LEAN ON PETE
Directing: B+
Acting: A-
Writing: B+
Cinematography: B+
Editing: B+
I listened to a guy on a podcast recently insisting he's only interested in movies about people, never movies about animals. Movie animals are always anthropomorphized, he said, as a means of emotional manipulation.
Someone should show that guy Lean on Pete, the movie about a teenager named Charley (a truly excellent Charlie Plummer) who runs away with a racehorse. I'm not going to lie: this movie is a tearjerker. It even goes to some surprisingly dark places, and ends with the kind of cry that is a relief.
But the titular racehorse? Writer-director Andrew Haigh is never at all sentimental about him. This really is a human story, one about a boy with no anchor in his life, an absent mother and a negligent father, who projects his own emotions onto that horse. The jockey he meets, in the form of Chloë Sevigny, who has twenty years experience racing horses, tells him over and over not to get attached to the horse.
The thing is, Charley never lets on to any of the people he runs across exactly what's going on in his life. Before he's even taking off with the horse he learns is otherwise headed to slaughter in Mexico, he's sleeping overnight in one of the stables of the guy he's started working for (Steve Buscemi). His home life takes a suddenly violent turn and Charley can't bear to stay there. There are many more details there that I don't want to spoil.

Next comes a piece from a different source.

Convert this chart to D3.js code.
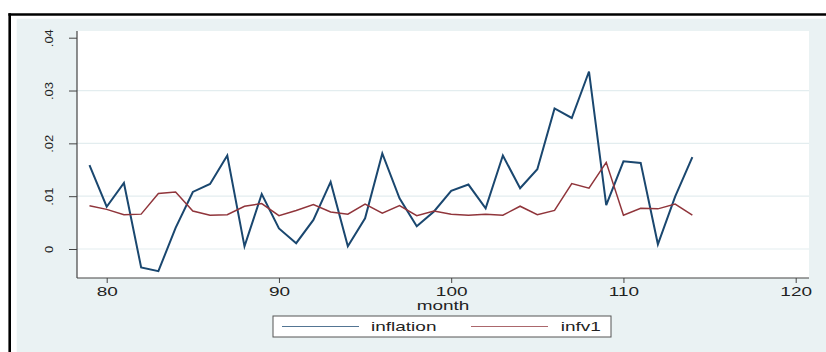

Maybe the first half of Lean on Pete focuses on the job Charley gets at the horse racetrack, earning money from a potential father figure, of the kind he sorely needs. All the people he's working with know is that Charley is steadily becoming too attached to that horse. They have no concept of why, and once Charley decides to take off with the truck and its horse trailer, they are never seen again.
The second half, then, follows Charley as he attemps to travel from Oregon to Wyoming, where he understands the beloved aunt, who had a falling out with his father four years before, lives. It's a sort of unusual road trip movie, which gets more depressing the more filthy Charley gets. He does sneak into someone's house to use their washing machine.
Call it a spoiler if you like, but I think anyone who sets out to watch Lean on Pete should be warned that things don't exactly bode well for that horse. The revelation of Lean on Pete's fate is jarring, to say the least. Some might call it genuinely disturbing. To the movie's credit, at least, it's not in the least bit contrived -- as can be said for most of the story. What becomes of Pete, and particularly of this horse, is about what could be expected of a wandering teenage boy with little experience.
It's still a while even after that before we find out what's waiting for Charley in Wyoming. There's time for yet another stop along the way for Charley to spend some time in the bad part of a city he's passing through, where he meets a conniving homeless man (Steve Zahn). Lean on Pete never takes the clichéd paths traveled by other movies, but still it does show Charley sinking to some very bad behaviors, just to get by.
It's hard to take your eyes off of it, though. Its Eastern Oregon desert vistas are well shot, the performances across the board are excellent, and Charlie Plummer, previously seen as John Paul Getty III in last year's criminally underappreciated All the Money in the World, is reason to see the movie on his own. Most notably, it takes an unusually realistic look at the animals it features, presenting them as they really are -- undeserving of suffering, of course, but also not in any way inhuman. Charley's attachment to Lean on Pete is entirely a reflection of Charley and really, all Lean on Pete cares about is getting some needed space and a place to shit.
That doesn't make Lean on Pete any less effective as a film -- and it could be argued it's made even more so by it. All the compassion is aimed at Charley, which is where it should be. You'll cry for the horse as well, certainly, but the cathartic tears are reserved for that poor boy. And that's a good thing. There comes a point in Lean on Pete when it begins to feel like maybe just a little too much despair, but don't fret. This movie will leave you feeling hopeful about the things the truly resilient can survive.